Exercise: State how many lines of the data contain the word "this", and write nothing besides the number.

Stored entries
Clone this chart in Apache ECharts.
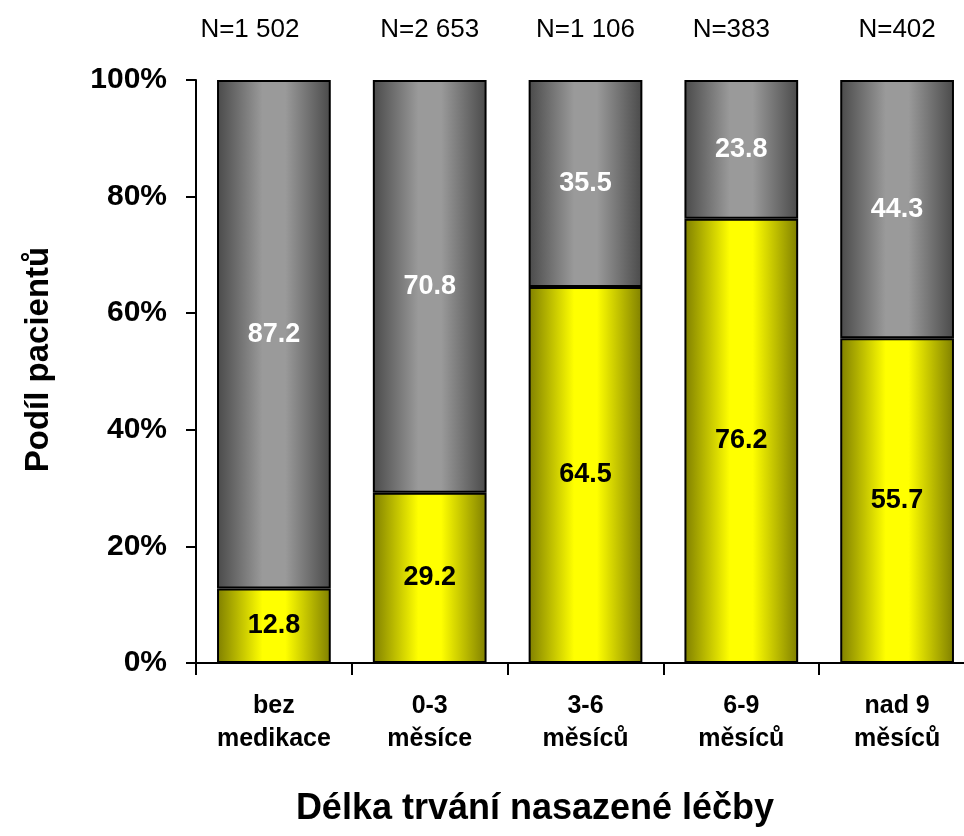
<!DOCTYPE html>
<html><head><meta charset="utf-8">
<script src="https://cdn.jsdelivr.net/npm/echarts@6/dist/echarts.min.js"></script>
<style>html,body{margin:0;padding:0;background:#fff;overflow:hidden}#c{width:980px;height:836px}</style>
</head><body><div id="c"></div>
<script>
var categories = ['bez\nmedikace', '0-3\nměsíce', '3-6\nměsíců', '6-9\nměsíců', 'nad 9\nměsíců'];
var nLabels = ['N=1 502', 'N=2 653', 'N=1 106', 'N=383', 'N=402'];
var yellowValues = [12.8, 29.2, 64.5, 76.2, 55.7];
var grayValues = [87.2, 70.8, 35.5, 23.8, 44.3];

var font = '"Liberation Sans", Arial, sans-serif';
var chart = echarts.init(document.getElementById('c'));
function grad(edge, mid) {
  return new echarts.graphic.LinearGradient(0, 0, 1, 0, [
    {offset: 0, color: edge},
    {offset: 0.4, color: mid},
    {offset: 0.6, color: mid},
    {offset: 1, color: edge}
  ]);
}
var nShift = [48, 0, 0, 20, 0];
chart.setOption({
  animation: false,
  grid: {left: 196, width: 779, top: 80, height: 583},
  xAxis: [{
    type: 'category', data: categories,
    axisLine: {lineStyle: {color: '#000', width: 2}},
    axisTick: {show: true, length: 12, lineStyle: {color: '#000', width: 2}},
    axisLabel: {color: '#000', fontFamily: font, fontWeight: 'bold', fontSize: 25, lineHeight: 33, margin: 27},
    name: 'Délka trvání nasazené léčby', nameLocation: 'middle', nameGap: 128,
    nameTextStyle: {color: '#000', fontFamily: font, fontWeight: 'bold', fontSize: 36, padding: [0, 101, 0, 0]}
  }, {
    type: 'category', position: 'top', offset: 29,
    data: nLabels.map(function(t, i){ return {value: t, textStyle: {padding: [0, nShift[i], 0, 0]}}; }),
    axisLine: {show: false}, axisTick: {show: false},
    axisLabel: {color: '#000', fontFamily: font, fontSize: 26}
  }],
  yAxis: {
    type: 'value', min: 0, max: 100, interval: 20,
    axisLine: {show: true, lineStyle: {color: '#000', width: 2}},
    axisTick: {show: true, length: 10, lineStyle: {color: '#000', width: 2}},
    splitLine: {show: false},
    axisLabel: {color: '#000', fontFamily: font, fontWeight: 'bold', fontSize: 30, margin: 29, formatter: '{value}%'},
    name: 'Podíl pacientů', nameLocation: 'middle', nameGap: 141,
    nameTextStyle: {color: '#000', fontFamily: font, fontWeight: 'bold', fontSize: 33, padding: [0, 0, 0, 24]}
  },
  series: [{
    type: 'bar', stack: 's', data: yellowValues, barWidth: '73%',
    itemStyle: {color: grad('#7f7f00', '#ffff00'), borderColor: '#000', borderWidth: 2},
    label: {show: true, position: 'inside', color: '#000', fontFamily: font, fontWeight: 'bold', fontSize: 27, formatter: function(p){return p.value.toFixed(1);}}
  }, {
    type: 'bar', stack: 's', data: grayValues,
    itemStyle: {color: grad('#4a4a4a', '#9a9a9a'), borderColor: '#000', borderWidth: 2},
    label: {show: true, position: 'inside', color: '#fff', fontFamily: font, fontWeight: 'bold', fontSize: 27, formatter: function(p){return p.value.toFixed(1);}}
  }]
});
</script></body></html>
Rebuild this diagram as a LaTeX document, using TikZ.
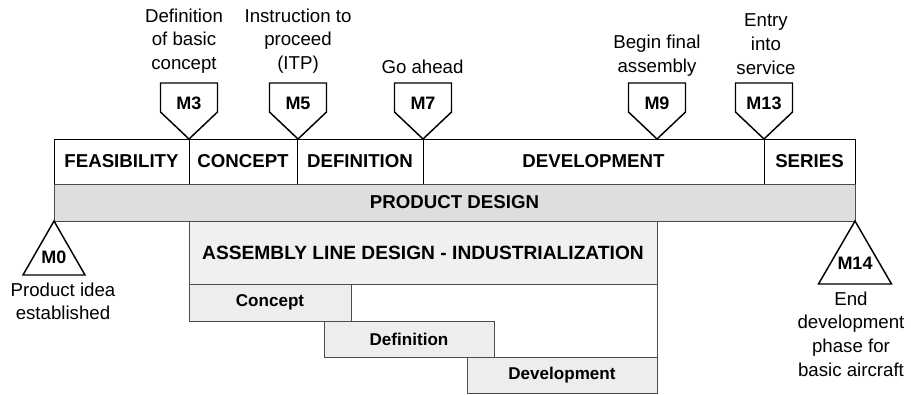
\documentclass[tikz,border=0pt]{standalone}
\usepackage{fontspec}
\setmainfont{Liberation Sans}
\tikzset{every picture/.style={line width=0.75pt}}
\tikzset{
  cellbox/.style={draw=black, fill=white},
  barbox/.style={draw=black!70, fill=black!13},
  asmbox/.style={draw=black!70, fill=black!6},
  subbox/.style={draw=black!70, fill=black!7},
  mstone/.style={draw=black, fill=white, line width=1.1pt, line join=miter},
  celltxt/.style={font=\fontsize{14}{17}\selectfont\bfseries, inner sep=0.75pt},
  subtxt/.style={font=\fontsize{12.8}{15}\selectfont\bfseries, inner sep=0.75pt},
  mtxt/.style={font=\fontsize{13.5}{16}\selectfont\bfseries, inner sep=0.75pt},
  notetxt/.style={font=\fontsize{14}{17.8}\selectfont, align=center, inner sep=0.75pt}
}
\begin{document}
\begin{tikzpicture}[x=0.75pt,y=0.75pt,yscale=-1,xscale=1]
		\useasboundingbox (0,0) rectangle (911,394);
		
		%Phases row
		\draw[cellbox] (54,139) rectangle (189,184);
		\draw[cellbox] (189,139) rectangle (297,184);
		\draw[cellbox] (297,139) rectangle (423,184);
		\draw[cellbox] (423,139) rectangle (764,184);
		\draw[cellbox] (764,139) rectangle (855,184);
		\node[celltxt] (feas) at (121.5,161.5) {FEASIBILITY};
		\node[celltxt] (conc) at (243,161.5) {CONCEPT};
		\node[celltxt] (defn) at (360,161.5) {DEFINITION};
		\node[celltxt] (devt) at (593.5,161.5) {DEVELOPMENT};
		\node[celltxt] (seri) at (809.5,161.5) {SERIES};
		
		%Product design bar
		\draw[barbox] (54,184) rectangle (855,221);
		\node[celltxt] (prod) at (454.5,202.5) {PRODUCT DESIGN};
		
		%Assembly line design
		\draw[asmbox] (189,221) rectangle (657,284);
		\node[celltxt, font=\fontsize{14.4}{17}\selectfont\bfseries] (asm) at (423,252.5) {ASSEMBLY LINE DESIGN - INDUSTRIALIZATION};
		\draw[subbox] (189,284) rectangle (351,321);
		\draw[subbox] (324,321) rectangle (494,357);
		\draw[subbox] (467,357) rectangle (657,393);
		\draw[black!70] (657,284) -- (657,357);
		\node[subtxt] (asmc) at (270,302.5) {Concept};
		\node[subtxt] (asmd) at (409,339) {Definition};
		\node[subtxt] (asmv) at (562,375) {Development};
		
		%Milestones above
		\draw[mstone] (160.5,83) -- (217.5,83) -- (217.5,112) -- (189,139) -- (160.5,112) -- cycle ;
		\draw[mstone] (269.5,83) -- (326.5,83) -- (326.5,112) -- (298,139) -- (269.5,112) -- cycle ;
		\draw[mstone] (394.5,83) -- (451.5,83) -- (451.5,112) -- (423,139) -- (394.5,112) -- cycle ;
		\draw[mstone] (628.5,83) -- (685.5,83) -- (685.5,112) -- (657,139) -- (628.5,112) -- cycle ;
		\draw[mstone] (735.5,83) -- (792.5,83) -- (792.5,112) -- (764,139) -- (735.5,112) -- cycle ;
		\node[mtxt] (m3) at (189,103) {M3};
		\node[mtxt] (m5) at (298,103) {M5};
		\node[mtxt] (m7) at (423,103) {M7};
		\node[mtxt] (m9) at (657,103) {M9};
		\node[mtxt] (m13) at (764,103) {M13};
		
		%Milestones below
		\draw[mstone] (54,221) -- (85,275) -- (23,275) -- cycle ;
		\draw[mstone] (855,221) -- (891.5,284) -- (818.5,284) -- cycle ;
		\node[mtxt] (m0) at (54,257) {M0};
		\node[mtxt] (m14) at (855,263) {M14};
		
		%Notes
		\node[notetxt, anchor=south] (n3) at (184,75) {Definition\\of basic\\concept};
		\node[notetxt, anchor=south] (n5) at (298,75) {Instruction to\\proceed\\(ITP)};
		\node[notetxt, anchor=south] (n7) at (422.5,75) {Go ahead};
		\node[notetxt, anchor=south] (n9) at (657,78) {Begin final\\assembly};
		\node[notetxt, anchor=south] (n13) at (766,76) {Entry\\into\\service};
		\node[notetxt, anchor=north] (n0) at (63,281) {Product idea\\established};
		\node[notetxt, anchor=north] (n14) at (851,290) {End\\development\\phase for\\basic aircraft};
		
\end{tikzpicture}
\end{document}
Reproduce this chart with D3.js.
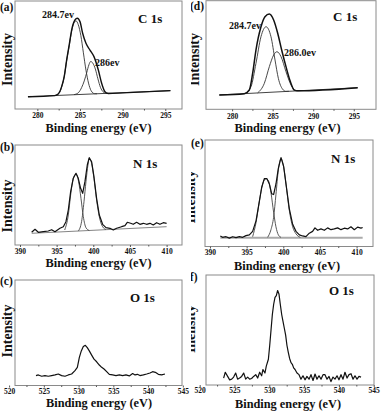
<!DOCTYPE html>
<html>
<head>
<meta charset="utf-8">
<style>
  body { margin: 0; background: #fff; }
  .frame { fill: none; stroke: #8a8a8a; stroke-width: 1; }
  .axis text { font-size: 7.5px; font-family: "Liberation Serif", "Times New Roman", "DejaVu Serif", serif; font-weight: bold; fill: #111; }
  .axis line { stroke: #555; }
  .axis path { display: none; }
</style>
<script src="https://d3js.org/d3.v7.min.js"></script>
</head>
<body>
<script>
// ---- data: [binding energy (eV), intensity (a.u., 0-100 of frame)] ----

// (a) C 1s
const c1sA_ticks = [280, 285, 290, 295];
const c1sA_envelope = [[278.9,11.4],[282.0,12.4],[282.3,13.0],[282.85,20.7],[283.15,30],[283.44,45.4],[283.75,60],[284.02,73.1],[284.41,82.4],[284.69,84.0],[285.0,80.9],[285.31,70.1],[285.7,60.8],[286.17,54.6],[286.64,48.5],[287.15,36.1],[287.54,23.8],[287.93,16.0],[288.32,14.4],[290,14.9],[295.6,17.0]];
const c1sA_peak1 = [[282.0,12.4],[282.6,15],[282.85,20.5],[283.15,30],[283.44,45],[283.75,59],[284.02,72],[284.3,80],[284.55,81.5],[284.8,78],[285.1,68],[285.4,52],[285.7,36],[286.0,24],[286.3,17],[286.7,14.2],[287.0,14.1]];
const c1sA_peak2 = [[284.3,13.3],[284.8,15],[285.2,20],[285.5,26],[285.8,34],[286.05,41],[286.25,44],[286.5,42.5],[286.8,37],[287.1,28],[287.4,20],[287.7,16],[288.0,14.6],[288.3,14.5]];
const c1sA_base = [[278.9,11.4],[295.6,17.0]];

// (d) C 1s
const c1sD_ticks = [280, 285, 290, 295];
const c1sD_envelope = [[278.42,13.2],[281.5,14.4],[282.12,17.8],[282.53,33],[282.94,54.6],[283.56,76],[284.05,85.3],[284.59,87.7],[285.12,82.2],[285.62,70],[286.11,54.6],[286.64,39.3],[287.18,25.5],[287.67,17.7],[288.08,17.0],[295.48,19.9]];
const c1sD_peak1 = [[281.6,14.5],[282.33,20.9],[282.94,42.3],[283.56,66.9],[284.18,76],[284.79,66.9],[285.29,45.4],[285.70,28.5],[286.23,18.5],[286.64,16.5],[287.0,16.6]];
const c1sD_peak2 = [[283.15,15.1],[283.97,23.9],[284.59,39.3],[285.12,50],[285.53,53],[286.03,48.5],[286.64,34.7],[287.26,22.4],[287.88,17.2],[288.4,17.2]];
const c1sD_base = [[278.42,13.2],[295.48,19.9]];

// (b) N 1s
const n1sB_ticks = [390, 395, 400, 405, 410];
const n1sB_data = [[391.59,12.7],[392.05,15.7],[392.5,12.7],[393.18,13.3],[393.86,14],[394.32,15.3],[394.77,13.3],[395.45,16.7],[395.91,18.3],[396.27,23.3],[396.59,35],[396.91,53.3],[397.27,66.7],[397.64,71.7],[397.95,66.7],[398.27,56.7],[398.55,51.7],[398.86,63.3],[399.18,80],[399.45,87.3],[399.77,83.3],[400.09,68.3],[400.45,46.7],[400.82,30],[401.27,20.7],[401.73,17.3],[402.27,16.7],[402.73,15],[403.18,16.7],[403.86,18.3],[404.32,19.3],[404.64,22.7],[405.09,21.7],[405.45,20.7],[405.91,22.7],[406.36,20.7],[406.82,21.7],[407.27,20.7],[407.73,21.7],[408.18,20],[408.64,22.3],[409.09,20.7],[409.55,22.3],[410.0,21.7]];
const n1sB_peak1 = [[396.1,15],[396.59,30],[396.91,50],[397.27,66.7],[397.64,71],[398.0,63.3],[398.32,46.7],[398.64,28.3],[399.0,17.3],[399.45,14.5]];
const n1sB_peak2 = [[397.95,13.9],[398.4,23.3],[398.73,43.3],[399.0,63.3],[399.27,80],[399.45,86.7],[399.77,81.7],[400.09,66.7],[400.45,45],[400.82,28.3],[401.27,18.3],[401.73,15.5]];
const n1sB_base = [[391.6,11.7],[410.0,18.3]];

// (e) N 1s
const n1sE_ticks = [390, 395, 400, 405, 410];
const n1sE_data = [[391.41,9.9],[391.72,8.6],[392.19,9.2],[392.64,7.9],[393.10,9.2],[393.55,8.3],[394.01,9.2],[394.46,8.6],[394.91,10.2],[395.37,10.9],[395.82,14.2],[396.28,24.1],[396.73,42.2],[397.05,55.4],[397.41,63.7],[397.77,63.7],[398.10,58.7],[398.42,49.5],[398.68,48.8],[399.00,58.7],[399.33,73.6],[399.69,83.5],[400.05,75.2],[400.37,58.7],[400.82,35.6],[401.28,20.8],[401.73,14.2],[402.19,10.9],[402.64,9.9],[403.09,9.2],[403.55,12.5],[404.00,14.2],[404.32,17.5],[404.69,15.2],[405.14,16.5],[405.60,15.2],[406.05,17.5],[406.51,15.8],[406.96,16.5],[407.42,17.5],[407.87,15.8],[408.33,17.2],[408.78,16.5],[409.23,18.5],[409.69,15.8],[410.14,18.2],[410.60,17.2],[410.83,17.8]];
const n1sE_peak1 = [[395.82,9.2],[396.28,22.4],[396.73,42.2],[397.19,58.7],[397.64,63.7],[397.96,62],[398.32,50.5],[398.68,32.3],[399.00,18.5],[399.33,10.9],[399.69,8.6]];
const n1sE_peak2 = [[397.86,8.6],[398.32,15.8],[398.68,27.4],[399.00,48.8],[399.33,72],[399.69,82.5],[400.05,74.6],[400.37,58.7],[400.82,34],[401.28,18.5],[401.73,11.9],[402.33,8.6]];
const n1sE_base = [[391.41,8.25],[410.83,8.25]];

// (c) O 1s
const o1sC_ticks = [520, 525, 530, 535, 540, 545];
const o1sC_data = [[523.87,9.4],[524.21,10],[524.69,8.8],[525.16,9.4],[525.64,8.8],[526.13,9.4],[526.61,10],[527.08,10.9],[527.56,9.4],[528.05,8.8],[528.52,10],[529.00,10.9],[529.48,14.1],[529.82,17.2],[530.11,26.6],[530.39,32.8],[530.68,36.9],[530.97,38.1],[531.25,35.9],[531.54,32.8],[531.88,28.8],[532.22,25],[532.60,22.5],[532.98,19.4],[533.32,17.2],[533.66,15.6],[534.04,13.1],[534.42,10.6],[534.90,10],[535.38,9.4],[535.86,10],[536.34,9.4],[536.82,10],[537.30,9.1],[537.78,11.3],[538.12,10],[538.45,10.6],[538.83,9.4],[539.32,10],[539.80,10.9],[540.27,11.9],[540.65,13.1],[541.04,12.5],[541.48,10.6],[541.95,10],[542.43,10.9]];

// (f) O 1s
const o1sF_ticks = [520, 525, 530, 535, 540, 545];
const o1sF_data = [[523.44,6.3],[523.68,11.6],[524.02,7.8],[524.31,4.7],[524.60,5.3],[524.88,7.2],[525.17,10.9],[525.45,5.3],[525.74,6.3],[526.03,7.8],[526.32,10.9],[526.61,5.3],[526.89,7.2],[527.18,5.3],[527.46,5.9],[527.75,7.8],[528.05,9.4],[528.33,6.3],[528.62,11.6],[528.90,8.4],[529.09,14.1],[529.38,10.9],[529.57,17.2],[529.87,23.4],[530.06,35.9],[530.25,50],[530.44,64.1],[530.63,73.4],[530.82,79.7],[531.01,81.3],[531.20,85.9],[531.39,82.8],[531.58,73.4],[531.78,64.1],[531.97,57.8],[532.16,51.6],[532.35,45.3],[532.54,35.9],[532.73,29.7],[532.92,24.1],[533.12,20.3],[533.31,18.8],[533.50,15.6],[533.70,14.1],[533.98,10.9],[534.27,9.4],[534.55,5.3],[534.84,8.4],[535.13,4.7],[535.41,7.8],[535.71,5.3],[535.99,9.4],[536.28,4.1],[536.57,10],[536.85,5.3],[537.14,8.4],[537.43,5.3],[537.72,9.4],[538.00,9.4],[538.29,5.3],[538.58,7.8],[538.86,3.1],[539.15,7.2],[539.44,5.3],[539.73,8.4],[540.01,4.7],[540.30,9.4],[540.59,5.3],[540.87,11.6],[541.17,6.3],[541.45,9.4],[541.74,10.3],[542.03,5.3],[542.31,8.4],[542.60,5.3],[542.88,7.8],[543.18,7.2]];

// ---- drawing ----
const serif = "'Liberation Serif', 'Times New Roman', 'DejaVu Serif', serif";
const svg = d3.select("body").append("svg").attr("width", 382).attr("height", 411)
  .style("display", "block");

svg.append("defs").append("clipPath").attr("id", "rightcol")
  .append("rect").attr("x", 191).attr("y", 0).attr("width", 191).attr("height", 411);

function label(g, txt, x, y, size) {
  return g.append("text").attr("x", x).attr("y", y)
    .attr("font-family", serif).attr("font-weight", "bold")
    .attr("font-size", size).attr("fill", "#111").text(txt);
}

function drawPanel(p) {
  const g = svg.append("g");
  if (p.clip) g.attr("clip-path", "url(#rightcol)");

  const x = d3.scaleLinear().domain(p.xDomain).range([p.left, p.right]);
  const y = d3.scaleLinear().domain([0, 100]).range([p.bottom, p.top]);

  g.append("rect").attr("class", "frame")
    .attr("x", p.left).attr("y", p.top)
    .attr("width", p.right - p.left).attr("height", p.bottom - p.top);

  // minor ticks halfway between labelled ones
  const minor = p.ticks.slice(0, -1).map(t => t + (p.ticks[1] - p.ticks[0]) / 2);
  g.append("g").attr("class", "axis")
    .attr("transform", `translate(0,${p.bottom})`)
    .call(d3.axisBottom(x).tickValues(minor).tickSize(1.5).tickFormat(""));
  g.append("g").attr("class", "axis")
    .attr("transform", `translate(0,${p.bottom})`)
    .call(d3.axisBottom(x).tickValues(p.ticks).tickSize(2).tickPadding(p.pad || 3).tickFormat(d3.format("d")));

  const smooth = d3.line().x(d => x(d[0])).y(d => y(d[1])).curve(d3.curveMonotoneX);
  const raw = d3.line().x(d => x(d[0])).y(d => y(d[1]));

  (p.lines || []).forEach(l => {
    g.append("path").datum(l.data)
      .attr("d", l.raw ? raw : smooth)
      .attr("fill", "none")
      .attr("stroke", l.color || "#111")
      .attr("stroke-width", l.width || 1)
      .attr("stroke-linejoin", "round");
  });

  label(g, p.title[0], p.title[1], p.title[2], 13);
  (p.notes || []).forEach(n => label(g, n[0], n[1], n[2], 10));
  label(g, p.tag[0], p.tag[1], p.tag[2], 11.5);
  label(g, "Binding energy (eV)", p.xlab[0], p.xlab[1], p.xlabSize || 13.5)
    .attr("text-anchor", "middle")
    .attr("textLength", 106).attr("lengthAdjust", "spacingAndGlyphs");
  label(g, p.ylab[0], 0, 0, 14)
    .attr("transform", `translate(${p.ylab[1]},${p.ylab[2]}) rotate(-90)`)
    .attr("text-anchor", "middle");
}

const panels = [
  { left: 15, right: 182, top: 1, bottom: 109, xDomain: [277.38, 296.96], ticks: c1sA_ticks, pad: 2,
    lines: [
      { data: c1sA_base, color: "#444", width: 1 },
      { data: c1sA_peak1, color: "#333", width: 0.9 },
      { data: c1sA_peak2, color: "#333", width: 0.9 },
      { data: c1sA_envelope, width: 1.4 }],
    title: ["C 1s", 138, 23], notes: [["284.7ev", 42, 18], ["286ev", 95, 66]],
    tag: ["(a)", 0, 11], xlab: [98.5, 132], ylab: ["Intensity", 11.7, 59.5] },
  { left: 206, right: 376, top: 0.7, bottom: 109.3, xDomain: [276.78, 297.74], ticks: c1sD_ticks, clip: true, pad: 2,
    lines: [
      { data: c1sD_base, color: "#444", width: 1 },
      { data: c1sD_peak1, color: "#333", width: 0.9 },
      { data: c1sD_peak2, color: "#333", width: 0.9 },
      { data: c1sD_envelope, width: 1.5 }],
    title: ["C 1s", 333, 21], notes: [["284.7ev", 229, 29], ["286.0ev", 284, 56]],
    tag: ["(d)", 190, 10], xlab: [287.5, 131.5], ylab: ["Intensity", 199.3, 59.5] },
  { left: 15, right: 182, top: 145, bottom: 245, xDomain: [389.32, 412.1], ticks: n1sB_ticks, pad: 1.5,
    lines: [
      { data: n1sB_base, color: "#777", width: 0.9 },
      { data: n1sB_peak1, color: "#444", width: 0.9 },
      { data: n1sB_peak2, color: "#444", width: 0.9 },
      { data: n1sB_data, raw: true, width: 1.2 }],
    title: ["N 1s", 133, 168],
    tag: ["(b)", 0, 151], xlab: [98.5, 267], xlabSize: 13, ylab: ["Intensity", 11.7, 206] },
  { left: 205, right: 373, top: 140, bottom: 246.5, xDomain: [389.32, 412.24], ticks: n1sE_ticks, clip: true, pad: 1.5,
    lines: [
      { data: n1sE_base, color: "#aaa", width: 2 },
      { data: n1sE_peak1, color: "#444", width: 0.9 },
      { data: n1sE_peak2, color: "#444", width: 0.9 },
      { data: n1sE_data, raw: true, width: 1.2 }],
    title: ["N 1s", 331, 163],
    tag: ["(e)", 191, 147], xlab: [287, 270], xlabSize: 13, ylab: ["Intensity", 195, 197] },
  { left: 15, right: 182, top: 280, bottom: 385.5, xDomain: [520.85, 544.88], ticks: o1sC_ticks, pad: 1,
    lines: [{ data: o1sC_data, raw: true, width: 1.2 }],
    title: ["O 1s", 130, 302],
    tag: ["(c)", 0, 285], xlab: [99, 407], xlabSize: 13, ylab: ["Intensity", 11.7, 331] },
  { left: 206, right: 374, top: 275, bottom: 385, xDomain: [520.91, 545.04], ticks: o1sF_ticks, clip: true, pad: 1,
    lines: [{ data: o1sF_data, raw: true, width: 1.2 }],
    title: ["O 1s", 329, 295],
    tag: ["(f)", 186, 281], xlab: [288, 407.5], xlabSize: 13, ylab: ["Inensity", 195, 329] }
];

panels.forEach(drawPanel);
</script>
</body>
</html>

Response: 3